# Any Estonians in here?



## vatson (Sep 13, 2014)

I made a port of Firefox plugin which enables digital signing with Estonian ID-card. The port is downloadable here.

I have installed it on 9-STABLE and 10-STABLE and it seems to work with my currently installed firefox-esr-24.7.0,1. I'm not sure if it is worth submitting to the tree, as the number of FreeBSD desktop users with Estonian ID-card is probably not that high. Just so you know it is out there


----------



## solus (Sep 26, 2014)

Hi,

Your work is very appreciated. I have tried about three-four times à one-two hours to compile that staff during about last five-six years but never got PIN2 working in such a small time-quantum so always I have used Ubuntu/Debian/openSUSE instead, whatever I have occasionally had in a working state.
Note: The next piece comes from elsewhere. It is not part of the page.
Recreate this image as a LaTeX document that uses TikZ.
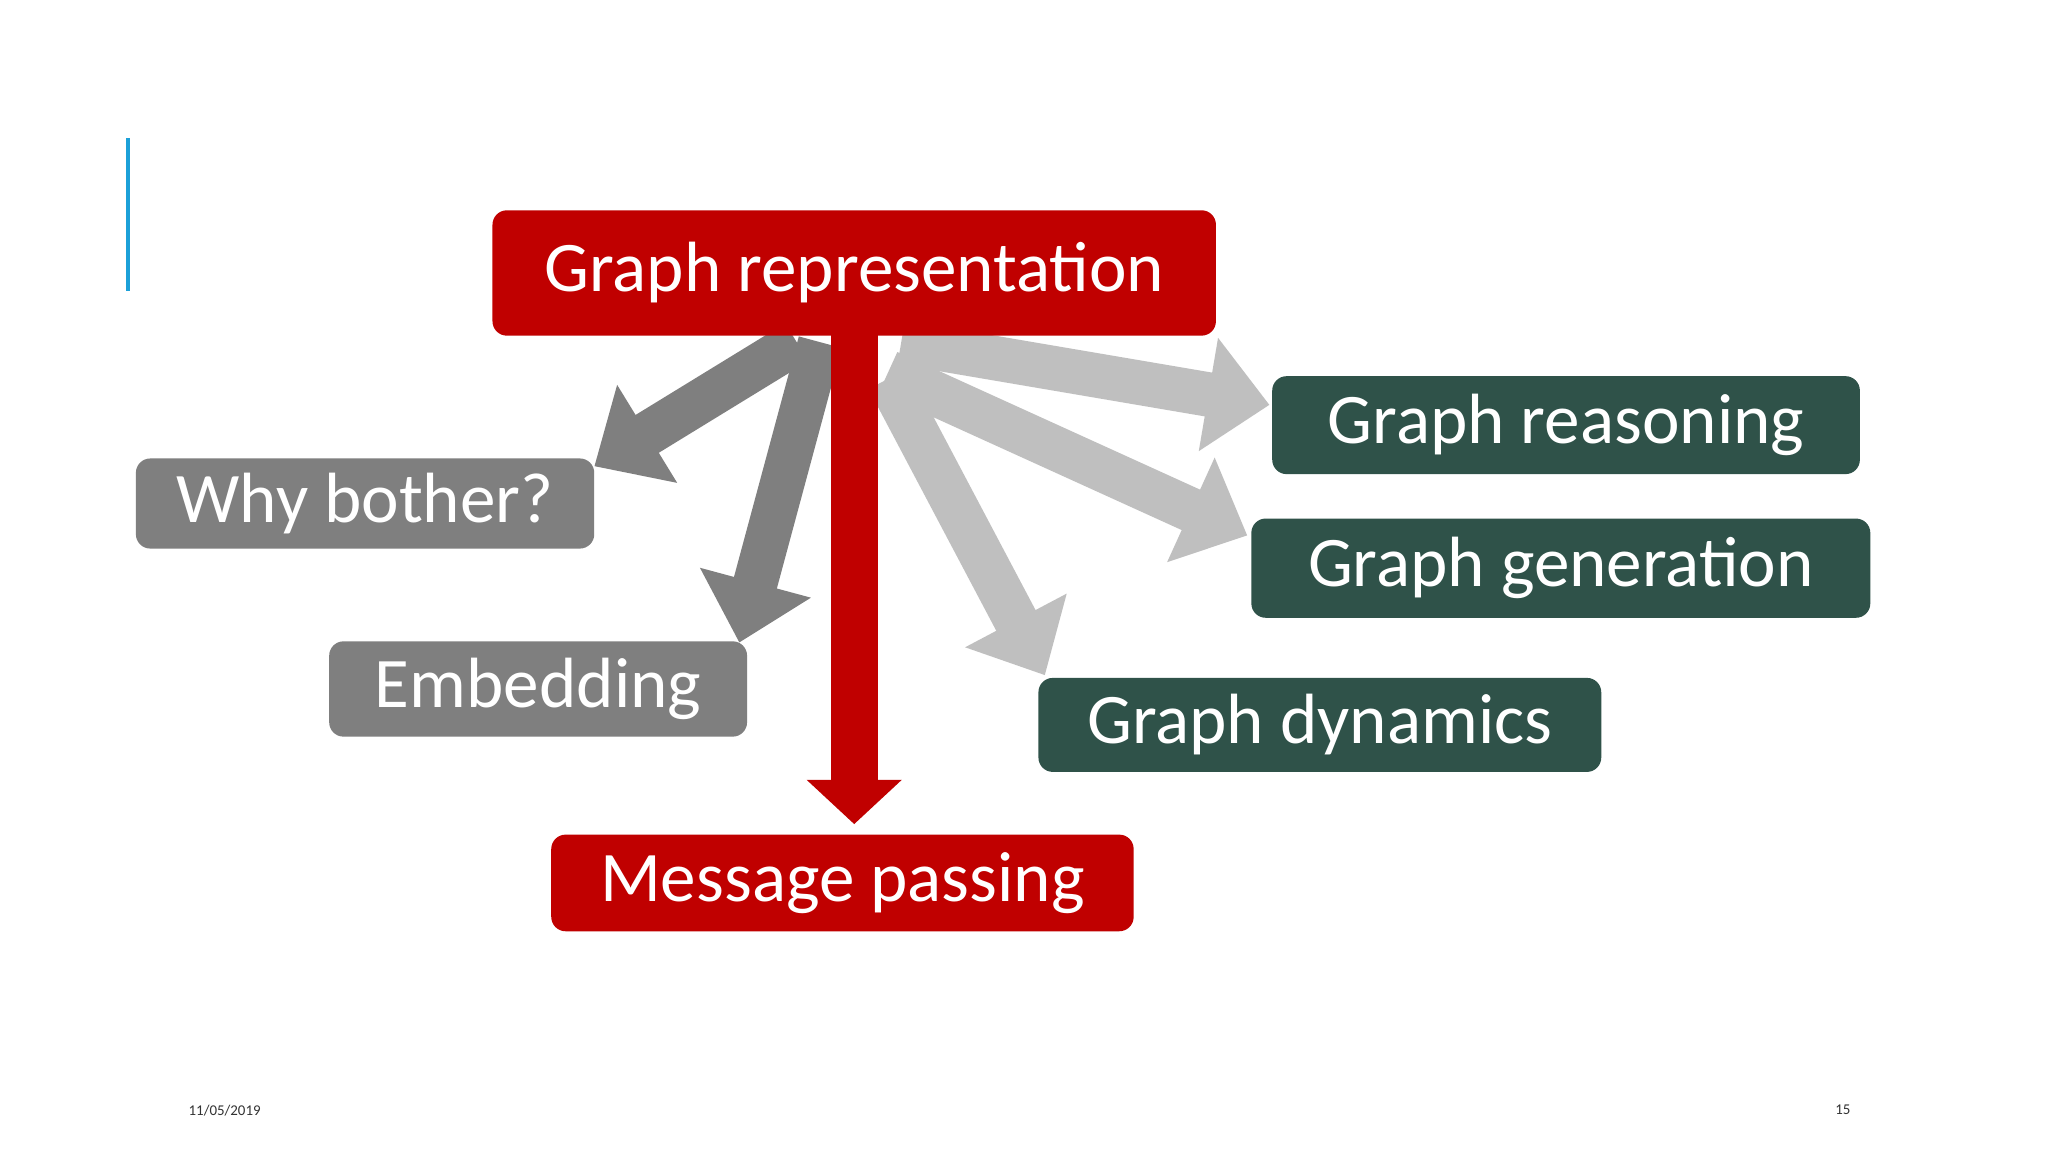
\documentclass[tikz,border=0pt]{standalone}
\usepackage{fontspec}
\setmainfont{Carlito}
\usetikzlibrary{arrows.meta}
\definecolor{rd}{HTML}{C00000}
\definecolor{dg}{HTML}{7F7F7F}
\definecolor{lg}{HTML}{BFBFBF}
\definecolor{gr}{HTML}{2F5249}
\definecolor{bl}{HTML}{1CA0D8}
\tikzset{
  lbl/.style={rounded corners=0.22cm, text=white, font=\fontsize{31}{36}\selectfont, inner sep=0pt},
  redarr/.style={draw=rd, line width=0.72cm, -{Triangle[width=1.42cm,length=0.68cm]}},
  darr/.style={draw=dg, line width=0.68cm, -{Triangle[width=1.7cm,length=0.95cm]}},
  larr/.style={draw=lg, line width=0.68cm, -{Triangle[width=1.7cm,length=0.95cm]}},
}
\begin{document}
\begin{tikzpicture}[x=0.02cm,y=-0.02cm]
\useasboundingbox (0,0) rectangle (1568,882);
\fill[white] (0,0) rectangle (1568,882);
\draw[bl, line width=0.06cm] (98,106) -- (98,223);
% anchors
\coordinate (rs) at (654,240);
\coordinate (rt) at (654,631);
\coordinate (w0) at (610,262);
\coordinate (wt) at (455,357);
\coordinate (e0) at (628,262);
\coordinate (et) at (566,492);
\coordinate (g0) at (690,262);
\coordinate (gt) at (972,310);
\coordinate (h0) at (680,285);
\coordinate (ht) at (955,410);
\coordinate (d0) at (680,290);
\coordinate (dt) at (800,517);
\draw[larr] (g0) -- (gt);
\draw[larr] (h0) -- (ht);
\draw[larr] (d0) -- (dt);
\draw[darr] (w0) -- (wt);
\draw[darr] (e0) -- (et);
\draw[redarr] (rs) -- (rt);
% boxes
\node[lbl, fill=rd, minimum width=11.08cm, minimum height=1.92cm] (rep) at (654,209) {Graph representation};
\node[lbl, fill=dg, minimum width=7.02cm, minimum height=1.38cm] (why) at (279.5,385.5) {Why bother?};
\node[lbl, fill=dg, minimum width=6.4cm, minimum height=1.46cm] (emb) at (412,527.5) {Embedding};
\node[lbl, fill=rd, minimum width=8.92cm, minimum height=1.48cm] (msg) at (645,676) {Message passing};
\node[lbl, fill=gr, minimum width=9.0cm, minimum height=1.5cm] (rea) at (1199,325.5) {Graph reasoning};
\node[lbl, fill=gr, minimum width=9.48cm, minimum height=1.52cm] (gen) at (1195,435) {Graph generation};
\node[lbl, fill=gr, minimum width=8.62cm, minimum height=1.44cm] (dyn) at (1010.5,555) {Graph dynamics};
\node[font=\fontsize{6.5}{8}\selectfont, text=black!80] (date) at (172,850) {11/05/2019};
\node[font=\fontsize{6.5}{8}\selectfont, text=black!80] (pg) at (1411,850) {15};
\end{tikzpicture}
\end{document}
I shall test that Firefox plugin in real banking in a week and report about that, it compiled well on FreeBSD-head.

Please send it to ports master, it is really necessary to have it in ports collection. Not everybody is ready to seek necessary software, compile, work through error messages and beat the bank whenever there are bugs on their side.

I remember, I have seen something in ports, maybe about 5-8 years ago... But then I did not have time for it to check. Perhaps, it was made by Sven Pettai. And soon got out-dated.

Best wishes,
Solus

PS. I must say, that there are some necessary programs to have fully functional desktop and not to waste additional dedicated computer or disk for a Linux and one of them is ID-software.


----------



## aht0 (May 12, 2015)

Thanks, much appreciated  I've been too forced to use PIN calculator so far since there appeared to be no support for Estonian ID card in FreeBSD.

EDIT: Would the plugin work with Belgian and Finnish identity cards? Both also PKCS11 smartcards. If yes, perhaps it would add some motivation for getting it added to the ports?


----------